## Goal:
Please transcribe the data below exactly. Leave the pictures out.

## Data shown:

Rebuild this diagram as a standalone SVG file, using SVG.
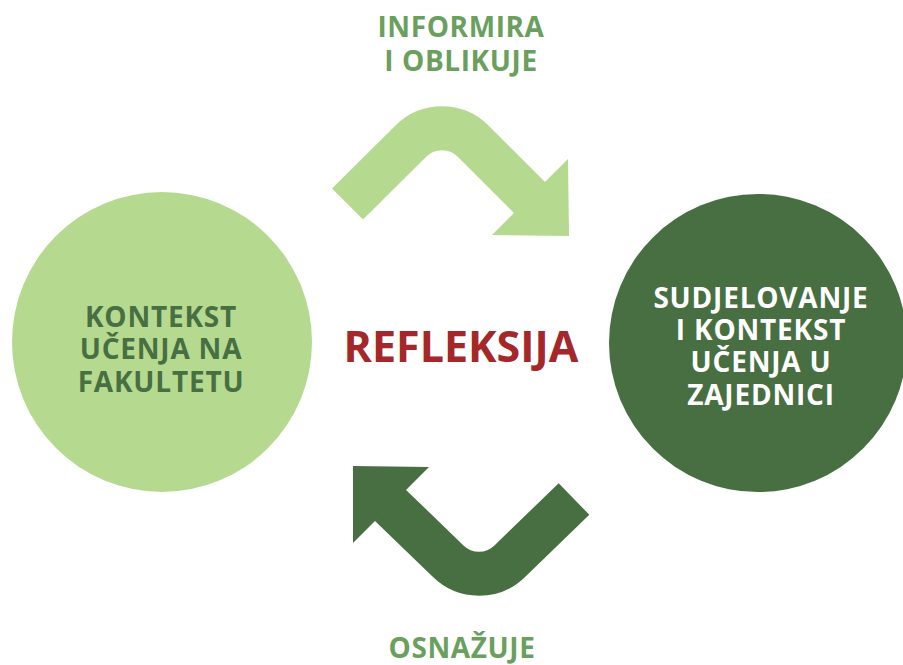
<svg xmlns="http://www.w3.org/2000/svg" width="903" height="665" viewBox="0 0 903 665">
<style>
text{font-family:"Open Sans","Noto Sans","DejaVu Sans",sans-serif;font-weight:700;text-anchor:middle}
.lbl{fill:#6a9f5e;font-size:28px;letter-spacing:0.6px}
.ltxt{fill:#476f42;font-size:28px;letter-spacing:0.8px}
.rtxt{fill:#ffffff;font-size:28px;letter-spacing:0.8px}
.ref{fill:#a4282a;font-size:43px}
.shaft{fill:none;stroke-width:44;stroke-linejoin:round}
</style>
<rect width="903" height="665" fill="#ffffff"/>
<g id="node-fakultet">
<circle cx="162" cy="342" r="150" fill="#b6d990"/>
<text class="ltxt" x="161" y="327">KONTEKST</text>
<text class="ltxt" x="161" y="359">UČENJA NA</text>
<text class="ltxt" x="161" y="392">FAKULTETU</text>
</g>
<g id="node-zajednica">
<circle cx="758" cy="343" r="149" fill="#476f42"/>
<text class="rtxt" x="761" y="308">SUDJELOVANJE</text>
<text class="rtxt" x="761" y="340">I KONTEKST</text>
<text class="rtxt" x="761" y="372">UČENJA U</text>
<text class="rtxt" x="761" y="405">ZAJEDNICI</text>
</g>
<g id="node-refleksija">
<text class="ref" x="461" y="362">REFLEKSIJA</text>
</g>
<g id="connectors">
<g id="arrow-informira">
<path class="shaft" stroke="#b6d990" d="M347.5,204 L411,141 A44,44 0 0 1 473,141 L531,199"/>
<polygon fill="#b6d990" points="568,159 569,236 492,235"/>
<text class="lbl" x="461" y="37">INFORMIRA</text>
<text class="lbl" x="461" y="71">I OBLIKUJE</text>
</g>
<g id="arrow-osnazuje">
<path class="shaft" stroke="#476f42" d="M574,499 L510,561 A44,44 0 0 1 448,561 L390,505"/>
<polygon fill="#476f42" points="353,466 429,467 353,543"/>
<text class="lbl" x="462" y="658">OSNAŽUJE</text>
</g>
</g>
</svg>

## Task response:
Rebuild this diagram as a standalone SVG file, using SVG.
<svg xmlns="http://www.w3.org/2000/svg" width="903" height="665" viewBox="0 0 903 665">
<style>
text{font-family:"Open Sans","Noto Sans","DejaVu Sans",sans-serif;font-weight:700;text-anchor:middle}
.lbl{fill:#6a9f5e;font-size:28px;letter-spacing:0.6px}
.ltxt{fill:#476f42;font-size:28px;letter-spacing:0.8px}
.rtxt{fill:#ffffff;font-size:28px;letter-spacing:0.8px}
.ref{fill:#a4282a;font-size:43px}
.shaft{fill:none;stroke-width:44;stroke-linejoin:round}
</style>
<rect width="903" height="665" fill="#ffffff"/>
<g id="node-fakultet">
<circle cx="162" cy="342" r="150" fill="#b6d990"/>
<text class="ltxt" x="161" y="327">KONTEKST</text>
<text class="ltxt" x="161" y="359">UČENJA NA</text>
<text class="ltxt" x="161" y="392">FAKULTETU</text>
</g>
<g id="node-zajednica">
<circle cx="758" cy="343" r="149" fill="#476f42"/>
<text class="rtxt" x="761" y="308">SUDJELOVANJE</text>
<text class="rtxt" x="761" y="340">I KONTEKST</text>
<text class="rtxt" x="761" y="372">UČENJA U</text>
<text class="rtxt" x="761" y="405">ZAJEDNICI</text>
</g>
<g id="node-refleksija">
<text class="ref" x="461" y="362">REFLEKSIJA</text>
</g>
<g id="connectors">
<g id="arrow-informira">
<path class="shaft" stroke="#b6d990" d="M347.5,204 L411,141 A44,44 0 0 1 473,141 L531,199"/>
<polygon fill="#b6d990" points="568,159 569,236 492,235"/>
<text class="lbl" x="461" y="37">INFORMIRA</text>
<text class="lbl" x="461" y="71">I OBLIKUJE</text>
</g>
<g id="arrow-osnazuje">
<path class="shaft" stroke="#476f42" d="M574,499 L510,561 A44,44 0 0 1 448,561 L390,505"/>
<polygon fill="#476f42" points="353,466 429,467 353,543"/>
<text class="lbl" x="462" y="658">OSNAŽUJE</text>
</g>
</g>
</svg>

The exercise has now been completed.